Summary written by Amanda Jinhage, Policy Economist

Panel session: What policies would help to make Addis Ababa a great 21st century city?

Presenters:

  • H.E. Ato Newai Gebreab (Executive Director, Ethiopian Development Research Institute & Chief Economic Advisor to the Prime Minister of Ethiopia)

  • Alemayehu Seyoum Taffesse (Country Director, IGC)

  • Professor Sir Paul Collier (Director, IGC & University of Oxford)

  • Professor Tony Venables (Director, IGC & University of Oxford)

Dr Jones chaired the final session of the day, addressing key urbanisation challenges for Addis Ababa in the upcoming years such as affordable housing, mortgage markets, firm productivity, and transportation costs. The discussion kicked off by Dr Taffesse identifying important policy goals for the city government regarding the housing situation, primarily highlighting the need for clearer taxation principles and specific rules regarding production standards.  H.E Newai stressed the importance of functioning rental markets and Professor Collier further pointed out the need to increase the supply of landlords. The panellists also specifically addressed the question of how the mortgage market should be developed to make it readily available to people. The need to innovate and establish efficient solutions were reoccurring themes.

The session then touched upon firm productivity, asking what lessons have been learned so far and how the “productivity miracle” needed could be accomplished. Dr Taffesse pointed to infrastructure being one of the main tools to achieving such productivity, which lead the panellists to debate how the transportation costs in Addis Ababa could be reduced. Dr Venebles stressed the need to increase official land use and make land prices more efficient. The need for technical innovation in construction was also pointed out.

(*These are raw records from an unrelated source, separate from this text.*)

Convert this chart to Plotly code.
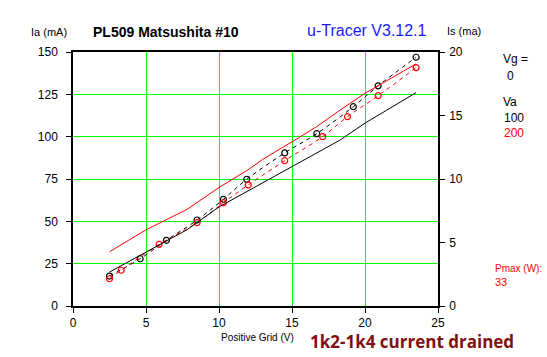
import plotly.graph_objects as go

# Anode current markers (left axis, mA)
va100_vg = [2.5, 4.6, 6.4, 8.5, 10.3, 11.9, 14.5, 16.7, 19.2, 20.9, 23.5]
va100_ia = [17.7, 27.9, 38.8, 50.8, 63.0, 74.8, 90.4, 101.8, 117.7, 130.0, 146.9]
va200_vg = [2.5, 3.3, 5.9, 8.5, 10.3, 12.0, 14.5, 17.1, 18.8, 20.9, 23.5]
va200_ia = [16.1, 21.1, 36.4, 49.2, 61.0, 71.5, 85.8, 100.0, 111.8, 124.2, 140.8]

# Screen current (right axis, mA)
is100_vg = [2.5, 5.0, 7.8, 10.0, 12.1, 15.0, 18.3, 20.0, 23.5]
is100 = [2.67, 4.27, 6.0, 7.8, 9.13, 10.97, 13.07, 14.4, 16.8]
is200_vg = [2.5, 5.0, 7.8, 10.0, 12.0, 13.0, 15.0, 16.7, 18.3, 20.0, 23.5]
is200 = [4.27, 6.0, 7.6, 9.33, 10.73, 11.55, 12.93, 14.13, 15.43, 16.75, 19.07]

x_ticks = [0, 5, 10, 15, 20, 25]
y_ticks = [0, 25, 50, 75, 100, 125, 150]
y2_ticks = [0, 5, 10, 15, 20]

FONT = "Liberation Sans, Arial, sans-serif"
GREEN = "#00ff00"

fig = go.Figure()
fig.add_trace(go.Scatter(x=va100_vg, y=va100_ia, mode="lines+markers",
                         line=dict(color="black", width=1, dash="4px,4px", shape="spline"),
                         marker=dict(symbol="circle-open", size=6, color="black", line=dict(width=1.2))))
fig.add_trace(go.Scatter(x=va200_vg, y=va200_ia, mode="lines+markers",
                         line=dict(color="red", width=1, dash="4px,4px", shape="spline"),
                         marker=dict(symbol="circle-open", size=6, color="red", line=dict(width=1.2))))
fig.add_trace(go.Scatter(x=is100_vg, y=is100, mode="lines", yaxis="y2",
                         line=dict(color="black", width=1)))
fig.add_trace(go.Scatter(x=is200_vg, y=is200, mode="lines", yaxis="y2",
                         line=dict(color="red", width=1)))

axis_common = dict(showline=True, linecolor="black", linewidth=1.5, ticks="outside",
                   ticklen=5, tickcolor="black", zeroline=False,
                   tickfont=dict(family=FONT, size=12, color="black"))

fig.update_layout(
    width=547, height=357,
    margin=dict(l=73, r=109, t=52, b=51),
    paper_bgcolor="white", plot_bgcolor="white",
    showlegend=False,
    font=dict(family=FONT, size=12, color="black"),
    xaxis=dict(range=[0, 25], tickvals=x_ticks, showgrid=True, gridcolor=GREEN, gridwidth=1,
               mirror=True, **axis_common),
    yaxis=dict(range=[0, 150], tickvals=y_ticks, showgrid=True, gridcolor=GREEN, gridwidth=1,
               ticklabelstandoff=6, **axis_common),
    yaxis2=dict(range=[0, 20], tickvals=y2_ticks, overlaying="y", side="right",
                showgrid=False, ticklabelstandoff=2, **axis_common),
)

def ann(text, x, y, size=11, color="black", bold=False, xanchor="left", family=FONT):
    if bold:
        text = "<b>" + text + "</b>"
    fig.add_annotation(text=text, x=x, y=y, xref="paper", yref="paper",
                       xanchor=xanchor, yanchor="middle", showarrow=False,
                       font=dict(family=family, size=size, color=color))

def px(xp):
    return (xp - 73) / 365.0

def py(yp):
    return (306 - yp) / 254.0

ann("Ia (mA)", px(29), py(32), size=11)
ann("PL509 Matsushita #10", px(91), py(32), size=14, bold=True)
ann("u-Tracer V3.12.1", px(305), py(31), size=16, color="#1a1aff")
ann("Is (ma)", px(445), py(31), size=11)
ann("Vg =", px(501), py(59), size=12)
ann("0", px(505), py(76), size=12)
ann("Va", px(501), py(102), size=12)
ann("100", px(502), py(118), size=12)
ann("200", px(502), py(133), size=12, color="red")
ann("Pmax (W):", px(493), py(268), size=10, color="red")
ann("33", px(493), py(282), size=11, color="red")
ann("Positive Grid (V)", px(219), py(337), size=10)
ann("1k2-1k4 current drained", px(308), py(341), size=17, color="#801010", bold=True,
    family="Open Sans, DejaVu Sans, sans-serif")

fig.write_html("out.html")
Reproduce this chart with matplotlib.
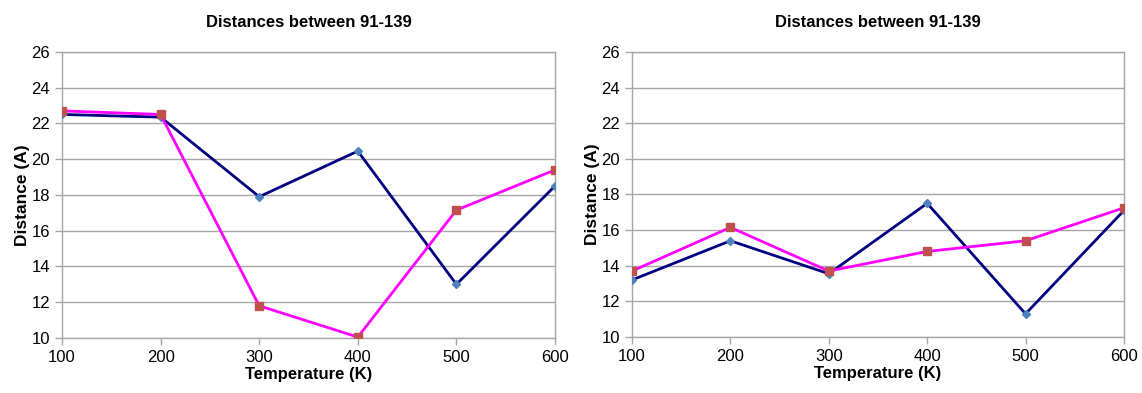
import matplotlib
matplotlib.use("Agg")
import matplotlib.pyplot as plt

temps = [100, 200, 300, 400, 500, 600]

left_blue = [22.5, 22.35, 17.9, 20.45, 13.0, 18.5]
left_pink = [22.7, 22.5, 11.8, 10.05, 17.15, 19.4]

right_blue = [13.2, 15.4, 13.55, 17.5, 11.3, 17.1]
right_pink = [13.7, 16.15, 13.7, 14.8, 15.4, 17.25]

plt.rcParams["font.family"] = ["Liberation Sans", "DejaVu Sans"]

fig = plt.figure(figsize=(11.42, 3.93), dpi=100)
fig.patch.set_facecolor("white")

ax_left = fig.add_axes([0.0543, 0.140, 0.4317, 0.728])
ax_right = fig.add_axes([0.5534, 0.1425, 0.4308, 0.7255])

GRID = "#a6a6a6"

for ax, blue, pink in [(ax_left, left_blue, left_pink),
                       (ax_right, right_blue, right_pink)]:
    ax.plot(temps, blue, color="#000080", linewidth=2,
            marker="D", markersize=4, markerfacecolor="#4f81bd",
            markeredgecolor="#4f81bd", zorder=3)
    ax.plot(temps, pink, color="#ff00ff", linewidth=2,
            marker="s", markersize=6, markerfacecolor="#c0504d",
            markeredgecolor="#c0504d", zorder=4)

    ax.set_xlim(100, 600)
    ax.set_ylim(10, 26)
    ax.set_xticks(temps)
    ax.set_yticks(range(10, 27, 2))
    ax.tick_params(axis="both", labelsize=12, color=GRID, length=5,
                   width=1, direction="out")
    ax.tick_params(axis="x", pad=4)
    ax.grid(axis="y", color=GRID, linewidth=1)
    ax.set_axisbelow(True)
    for side in ["left", "bottom", "right", "top"]:
        ax.spines[side].set_color(GRID)
        ax.spines[side].set_linewidth(1)

    ax.set_title("Distances between 91-139", fontsize=12,
                 fontweight="bold", pad=18)
    ax.set_xlabel("Temperature (K)", fontsize=12, fontweight="bold",
                  labelpad=1)
    ax.set_ylabel("Distance (A)", fontsize=12.5, fontweight="bold",
                  labelpad=1)

fig.savefig("out.png", dpi=100, facecolor="white")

In the closing statements of the panel, Dr Collier stressed the immense need, as well as possibilities, to get urbanisation right by concluding that “if easy isn’t available, you’ve got to be serious”.  Dr Venebles raised the question of secondary cities and stressed the need for Ethiopia at large to address this issue going forward. Dr Taffesse pointed towards the looming risk of mismanagement and extensive polarisation, which is something Addis so far has avoided successfully. Lastly, H.E. Newai concluded the session by stressing the need to incentivise private sector real estate developers to build houses for the ordinary middle class, asserting that the prospects for industrialisation and urbanisation going forward look promising.